As mentioned before, ISSCC 2002 attendees were treated to no less than six papers on various aspects of the Intel/HP McKinley. These included presentations on the overall design, the integer register file and functional units, the clock design, and each of the three levels of cache. Like the Itanium/Merced, the McKinley is a dual bundle (six instruction) issue wide implementation of the IA64 instruction set architecture. But the similarities pretty much end there. While the initial Itanium is an bafflingly inefficient, awkward, and nauseatingly bloated design, the McKinley clearly shows that a great deal of careful thought and occasional flashes of inspiration went into the crafting of virtually every aspect of this second generation IA64 processor. The basic organization of McKinley is shown in Figure 3.

Figure 3 Block Diagram of the IA64 McKinley

The McKinley is an in-order processor that allows out-of-order instruction completion. Unlike dynamically scheduled processors like the Pentium 4 and EV6, it is fully interlocked with no cache access way-prediction or flush/replay mechanisms. Like Itanium/Merced, the second generation IA64 processor retains IA32 compatibility functionality in hardware. McKinley has the same number of branch (“B”) units, floating point (“F”) units, and complex integer (“I”) units as Merced, but doubles the number of simple integer/memory (“M”) units from 2 to 4. As I described in detail in a previous article, the extra 2 “M-units” are critical to increasing the fraction of useful instruction bundle pair combinations that a two bundle issue wide IA64 processor can actually dual issue. This is important because every split issue lowers the IPC of up to six instructions by 50% or more. In addition, the McKinley uses an 8-stage basic pipeline, 20% shorter than the 10-stage pipeline in Merced.

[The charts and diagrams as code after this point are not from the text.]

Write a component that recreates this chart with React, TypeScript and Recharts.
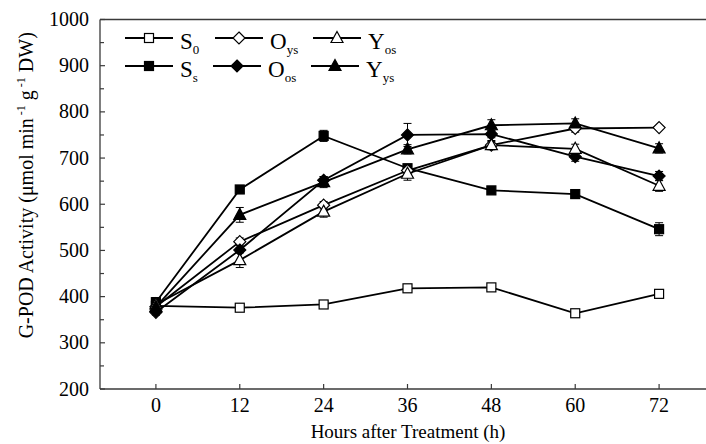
import React from 'react';
import { LineChart, Line, XAxis, YAxis, ErrorBar, ReferenceLine } from 'recharts';

// hours after treatment
const hours = [0, 12, 24, 36, 48, 60, 72];

// G-POD activity per treatment
const s0 = [380, 376, 383, 418, 420, 364, 406];
const s0Err = [8, 5, 4, 4, 4, 4, 6];
const ss = [388, 632, 748, 678, 630, 622, 546];
const ssErr = [10, 6, 12, 8, 5, 5, 14];
const oys = [378, 519, 598, 673, 728, 764, 766];
const oysErr = [6, 8, 8, 10, 8, 8, 4];
const oos = [366, 501, 652, 750, 752, 703, 661];
const oosErr = [6, 6, 8, 25, 8, 10, 10];
const yos = [383, 479, 584, 666, 728, 720, 640];
const yosErr = [8, 16, 12, 14, 10, 10, 12];
const yys = [378, 577, 648, 719, 771, 775, 721];
const yysErr = [8, 16, 12, 10, 12, 10, 10];

const xTicks = [0, 12, 24, 36, 48, 60, 72];
const yTicks = [200, 250, 300, 350, 400, 450, 500, 550, 600, 650, 700, 750, 800, 850, 900, 950, 1000];
const yLabels = [200, 300, 400, 500, 600, 700, 800, 900, 1000];

const FONT = '"Liberation Serif", "Times New Roman", serif';
const INK = '#000';
const AXIS = '#3a3a3a';

type Shape = 'square' | 'diamond' | 'triangle';

const series = [
  { key: 's0', name: 'S', sub: '0', shape: 'square' as Shape, filled: false, values: s0, errs: s0Err },
  { key: 'ss', name: 'S', sub: 's', shape: 'square' as Shape, filled: true, values: ss, errs: ssErr },
  { key: 'oys', name: 'O', sub: 'ys', shape: 'diamond' as Shape, filled: false, values: oys, errs: oysErr },
  { key: 'oos', name: 'O', sub: 'os', shape: 'diamond' as Shape, filled: true, values: oos, errs: oosErr },
  { key: 'yos', name: 'Y', sub: 'os', shape: 'triangle' as Shape, filled: false, values: yos, errs: yosErr },
  { key: 'yys', name: 'Y', sub: 'ys', shape: 'triangle' as Shape, filled: true, values: yys, errs: yysErr },
];

const rows = hours.map((h, i) => {
  const row: Record<string, number> = { h };
  series.forEach(s => {
    row[s.key] = s.values[i];
    row[s.key + 'Err'] = s.errs[i];
  });
  return row;
});

function Marker({ cx, cy, shape, filled }: { cx: number; cy: number; shape: Shape; filled: boolean }) {
  const fill = filled ? INK : '#fff';
  if (shape === 'square') {
    return <rect x={cx - 4.5} y={cy - 4.5} width={9} height={9} fill={fill} stroke={INK} strokeWidth={1.2} />;
  }
  if (shape === 'diamond') {
    const r = 6;
    return (
      <polygon
        points={`${cx},${cy - r} ${cx + r},${cy} ${cx},${cy + r} ${cx - r},${cy}`}
        fill={fill}
        stroke={INK}
        strokeWidth={1.2}
      />
    );
  }
  return (
    <polygon
      points={`${cx},${cy - 6.5} ${cx + 6},${cy + 4.5} ${cx - 6},${cy + 4.5}`}
      fill={fill}
      stroke={INK}
      strokeWidth={1.2}
    />
  );
}

const XTick = (props: any) => {
  const { x, y, payload } = props;
  return (
    <g>
      <line x1={x} y1={y} x2={x} y2={y - 5} stroke={AXIS} strokeWidth={1.2} />
      <text x={x} y={y + 23} textAnchor="middle" fontSize={20} fontFamily={FONT} fill={INK}>
        {payload.value}
      </text>
    </g>
  );
};

const YTick = (props: any) => {
  const { x, y, payload } = props;
  const major = yLabels.includes(payload.value);
  return (
    <g>
      <line x1={x} y1={y} x2={x + (major ? 5 : 4)} y2={y} stroke={AXIS} strokeWidth={1.2} />
      {major && (
        <text x={x - 11} y={y + 6.5} textAnchor="end" fontSize={20} fontFamily={FONT} fill={INK}>
          {payload.value}
        </text>
      )}
    </g>
  );
};

const XTitle = (props: any) => {
  const { viewBox } = props;
  return (
    <text
      x={viewBox.x + 308}
      y={viewBox.y + 49}
      textAnchor="middle"
      fontSize={19}
      fontFamily={FONT}
      fill={INK}
    >
      Hours after Treatment (h)
    </text>
  );
};

const YTitle = (props: any) => {
  const { viewBox } = props;
  const cx = viewBox.x + viewBox.width - 67;
  const cy = viewBox.y + viewBox.height / 2 - 19;
  return (
    <text
      x={cx}
      y={cy}
      transform={`rotate(-90, ${cx}, ${cy})`}
      textAnchor="middle"
      fontSize={20}
      fontFamily={FONT}
      fill={INK}
    >
      G-POD Activity (μmol min
      <tspan dy={-8} fontSize={12}> -1</tspan>
      <tspan dy={8}> g</tspan>
      <tspan dy={-8} fontSize={12}> -1</tspan>
      <tspan dy={8}> DW)</tspan>
    </text>
  );
};

const legendRows = [
  { y: 38, items: [{ k: 's0', x: 125 }, { k: 'oys', x: 215 }, { k: 'yos', x: 313 }] },
  { y: 66, items: [{ k: 'ss', x: 125 }, { k: 'oos', x: 213 }, { k: 'yys', x: 311 }] },
];

function LegendOverlay() {
  return (
    <svg width={706} height={100} style={{ position: 'absolute', left: 0, top: 0, pointerEvents: 'none' }}>
      {legendRows.map((row, ri) =>
        row.items.map(item => {
          const s = series.find(d => d.key === item.k)!;
          return (
            <g key={ri + item.k}>
              <line x1={item.x} y1={row.y} x2={item.x + 48} y2={row.y} stroke={INK} strokeWidth={1.8} />
              <Marker cx={item.x + 24} cy={row.y} shape={s.shape} filled={s.filled} />
              <text x={item.x + 55} y={row.y + 11} fontSize={23} fontFamily={FONT} fill={INK}>
                {s.name}
                <tspan dy={5} fontSize={13}>{s.sub}</tspan>
              </text>
            </g>
          );
        })
      )}
    </svg>
  );
}

export default function App() {
  return (
    <div style={{ position: 'absolute', left: 0, top: 0, width: 706, height: 444, overflow: 'hidden', background: '#fff' }}>
      <LineChart width={720} height={444} data={rows} margin={{ top: 19.5, right: 5, left: 99, bottom: 54 }}>
        <XAxis
          dataKey="h"
          type="number"
          domain={[-8, 80]}
          ticks={xTicks}
          interval={0}
          height={1}
          tickSize={0}
          tickMargin={0}
          tickLine={false}
          tick={<XTick />}
          axisLine={{ stroke: AXIS, strokeWidth: 1.3 }}
          allowDataOverflow
          label={{ content: <XTitle /> }}
        />
        <YAxis
          type="number"
          domain={[200, 1000]}
          ticks={yTicks}
          interval={0}
          width={1}
          tickSize={0}
          tickMargin={0}
          tickLine={false}
          tick={<YTick />}
          axisLine={{ stroke: AXIS, strokeWidth: 1.3 }}
          allowDataOverflow
          label={{ content: <YTitle /> }}
        />
        <ReferenceLine y={1000} stroke={AXIS} strokeWidth={1.6} />
        {series.map(s => (
          <Line
            key={s.key}
            dataKey={s.key}
            type="linear"
            stroke={INK}
            strokeWidth={1.8}
            isAnimationActive={false}
            dot={(p: any) => <Marker key={s.key + p.index} cx={p.cx} cy={p.cy} shape={s.shape} filled={s.filled} />}
            activeDot={false}
          >
            <ErrorBar dataKey={s.key + 'Err'} direction="y" width={4} stroke={INK} strokeWidth={1} />
          </Line>
        ))}
      </LineChart>
      <LegendOverlay />
    </div>
  );
}
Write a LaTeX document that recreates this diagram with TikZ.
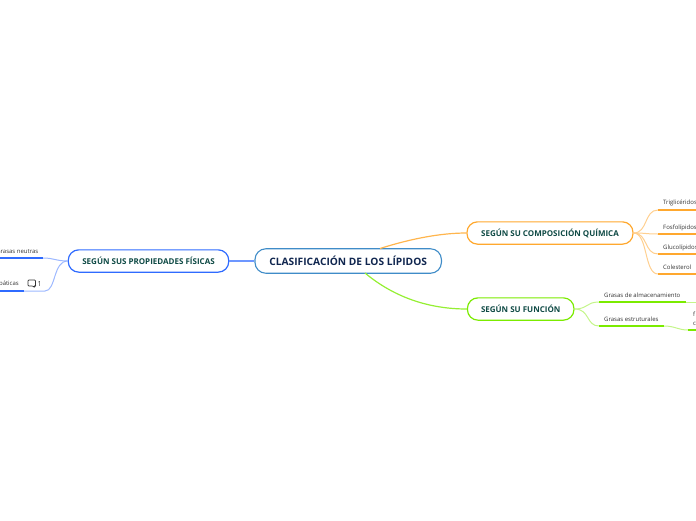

Each additional stage in an IA64 processor was described as contributing 2% to 5% performance loss due to branch misprediction penalties alone. The basic execution pipeline of the Merced and McKinley processors are compared in Figure 4. The McKinley saves two pipe stages by accessing its instruction cache and register file in one clock cycle instead of two. Despite this repartitioning, the McKinley clocks 25 to 50% faster than Merced although both are manufactured in the same process.

Figure 4 Merced and McKinley Basic Execution Pipeline

While the extra integer execution resources and shorter pipeline are important, the Intel and HP designers directed their biggest attack against IPC-sapping inefficiency on the memory hierarchy. The load-use penalty for memory accesses resolved in the first, second, and third level of caches are respectively 0, 5, and 12 cycles. This greatly eases pressure on IA64 compilers to re-organize code to try to hide load latency, since an integer load can be treated the same as any other single cycle integer operation. Improvements in cache latency alone was said to increase performance by 15 to 20% over Merced, while enhanced bypassing capabilities within the L2 cache was said to improve performance by a further 8% or 9%.

Another big improvement in McKinley is the handling of branches. Unconditional branches and predicted taken conditional branches are processed with zero overhead due to a low latency instruction cache that also stores branch target address and history information in each line in a manner reminiscent of the EV6. This a big improvement on Merced, which incurs a 1, 2, or 3 cycle taken branch penalty depending on the type of branch and how it is handled. The McKinley’s branch prediction logic is quite aggressive, with the instruction cache based 1K set of branch histories backed up by a 12 K entry branch history cache and a 16k entry 2b pattern history table. This scheme was said to offer 95% prediction accuracy on SPECint2000 and 93% accuracy on TPC-C ( the optimization target application). The Merced’s branch prediction logic is primitive in comparison. Based on a 512 entry 2b pattern history table, its misprediction rate is likely two to three times worse, a fact made even more painful by the Merced’s 9 cycle misprediction penalty, 2 cycles more than for McKinley.